- Born: January 8, 1934
- Died: April 30, 2016 (aged 82) Rockford, Michigan, U.S.
- Occupations: Missionary, missiologist, seminary professor, author
- Known for: Urban missiology; global missions leadership; seminary teaching
- Spouse: Edna Greenway
- Children: 6

= Roger S. Greenway =

American Christian missionary (1934–2016)

Roger Selles Greenway (January 8, 1934 – April 30, 2016) was an American missionary, missiologist, professor, and author. He served with Christian Reformed World Missions in Sri Lanka and Mexico, taught at Westminster Theological Seminary and Calvin Theological Seminary, and wrote extensively on urban missions and church growth.

==Early life and education==

Roger S. Greenway was born on January 8, 1934, the only child of Dr. Leonard Greenway, a minister in the Christian Reformed Church, and Catherine (Selles) Greenway.

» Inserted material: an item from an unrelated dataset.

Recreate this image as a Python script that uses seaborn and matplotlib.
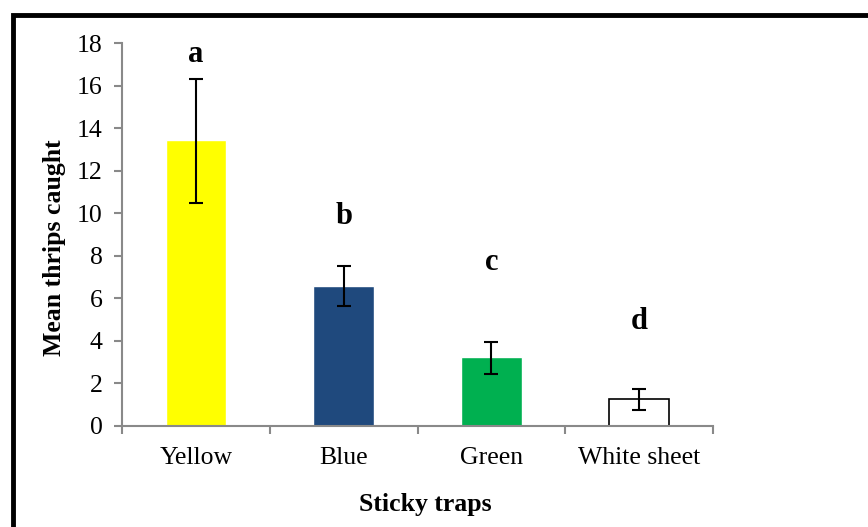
import matplotlib
import numpy as np
import pandas as pd
import seaborn as sns

matplotlib.use("Agg")
import matplotlib.pyplot as plt
from matplotlib.patches import Rectangle

traps = ["Yellow", "Blue", "Green", "White sheet"]
mean_caught = [13.45, 6.57, 3.22, 1.25]
err_low = [10.5, 5.62, 2.44, 0.75]
err_high = [16.33, 7.5, 3.95, 1.74]
letters = ["a", "b", "c", "d"]
letter_y = [17.45, 9.85, 7.7, 4.9]
bar_colors = ["#FFFF00", "#1F497D", "#00B050", "#FFFFFF"]

df = pd.DataFrame({"trap": traps, "mean": mean_caught})

sns.set_style("white")
plt.rcParams["font.family"] = ["Liberation Serif", "DejaVu Serif"]
plt.rcParams["text.color"] = "black"
plt.rcParams["axes.labelcolor"] = "black"
plt.rcParams["xtick.color"] = "black"
plt.rcParams["ytick.color"] = "black"

fig = plt.figure(figsize=(8.68, 5.27), dpi=100)
ax = fig.add_axes([0.1406, 0.1917, 0.6808, 0.7267])

sns.barplot(data=df, x="trap", y="mean", hue="trap", palette=bar_colors,
            legend=False, width=0.41, saturation=1, ax=ax)
# outline only the white bar
ax.patches[3].set_edgecolor("black")
ax.patches[3].set_linewidth(1.2)

means = np.array(mean_caught)
yerr = [means - np.array(err_low), np.array(err_high) - means]
ax.errorbar(range(len(traps)), means, yerr=yerr, fmt="none", ecolor="black",
            elinewidth=1.5, capsize=5, capthick=1.5)

for i, (lab, y) in enumerate(zip(letters, letter_y)):
    ax.text(i, y, lab, ha="center", va="center", fontsize=22, fontweight="bold")

ax.set_xlim(-0.5, 3.5)
ax.set_ylim(0, 18)
ax.set_yticks(range(0, 19, 2))
ax.set_xticks(np.arange(-0.5, 4, 1), minor=False)
ax.set_xticklabels([])
ax.set_xticks(range(4), labels=traps, minor=True)
ax.tick_params(axis="x", which="minor", bottom=False, labelsize=18.5, pad=13)
ax.tick_params(axis="x", which="major", bottom=True, length=6, color="#898989", width=1.5)
ax.tick_params(axis="y", left=True, length=6, color="#898989", width=1.5,
               labelsize=18.5, labelcolor="black", pad=8)

for side in ["top", "right"]:
    ax.spines[side].set_visible(False)
for side in ["left", "bottom"]:
    ax.spines[side].set_color("#898989")
    ax.spines[side].set_linewidth(1.5)

ax.set_xlabel("")
ax.set_ylabel("Mean thrips caught", fontsize=18.5, fontweight="bold")
ax.yaxis.set_label_coords(-0.095, 0.465)
fig.text(0.49, 0.043, "Sticky traps", ha="center", va="center",
         fontsize=18.5, fontweight="bold")

fig.patches.append(Rectangle((0.0155, -0.1), 1.1, 1.072, transform=fig.transFigure,
                             fill=False, edgecolor="black", linewidth=3.5))

fig.savefig("out.png", dpi=100)
plt.close(fig)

He earned a B.A. from Calvin College and B.D. and Th.M. degrees from Calvin Theological Seminary.
He later completed a Ph.D. at Southwestern Baptist Theological Seminary in 1972.

==Career and ministry==

Ordained in the Christian Reformed Church in 1958, Greenway was appointed to serve with Christian Reformed World Missions (CRWM) in Sri Lanka, where he worked until 1962.

In 1963 he moved to Mexico City to teach at Juan Calvino Seminary. He later founded the Instituto Mexicano Bíblico to train urban pastors and church planters. He was also the editor of The Herald from 1960 to 1962.

Greenway was the Latin America Secretary for Christian Reformed World Mission from 1972 to 1978, and coordinated the Spanish Literature Committee during the same period. He was also active in Jewish outreach and became a member of the Lausanne Committee for Jewish Evangelism.

In 1978 he became pastor of Burton Heights Christian Reformed Church in Grand Rapids, Michigan, the congregation where his father had once served. Greenway taught at Westminster Theological Seminary from 1982 to 1986. He then worked as executive director of Christian Reformed World Missions from 1986 to 1990.

Greenway joined the faculty of Calvin Theological Seminary in 1990 as Professor of World Missiology and dean of students, where he worked from 1990 until his retirement in 2001. In addition, he was Missionary in Residence and Research Fellow at Yale Divinity School.

Greenway taught courses at other seminaries including Trinity Evangelical Divinity School and Fuller Theological Seminary. He also lectured in North, Central, and South America and in Europe.

==Publications and scholarship==

Greenway wrote books in English and Spanish, many of which were translated into more than a dozen languages. He also published hundreds of journal and magazine articles. His works focused on missions, evangelism, urban ministry, and church growth. He also was editor of the journal Urban Mission from 1983 to 1990.

== Selected works ==

- Greenway, Roger S. (1973). "An Urban Strategy for Latin America"
- Greenway, Roger S. (1976). "Guidelines for Urban Church Planting"
- Greenway, Roger S. (1978). "Apostles to the City: Biblical Strategies for Urban Missions"
- Greenway, Roger S. (1992). "Discipling the City: A Comprehensive Approach to Urban Mission"
- Greenway, Roger S. (1998). "Together Again: Kinship of Word and Deed"
- Greenway, Roger S. (1999). "Go and Make Disciples!: An Introduction to Christian Missions"
- Greenway, Roger S. (2000). "Cities: Missions' New Frontier"
- Greenway, Roger S. (2013). "Fish: The Call of the Master Fisher"

==Personal life and death==

Greenway and his wife Edna (Beebe) were married for 61 years and had six children. He died on April 30, 2016, in Rockford, Michigan, following complications from a stroke suffered in 2014.

==Legacy==

In 2006 a Festschrift was published entitled For God So Loved the World: Missiological Reflections in Honour of Roger S. Greenway.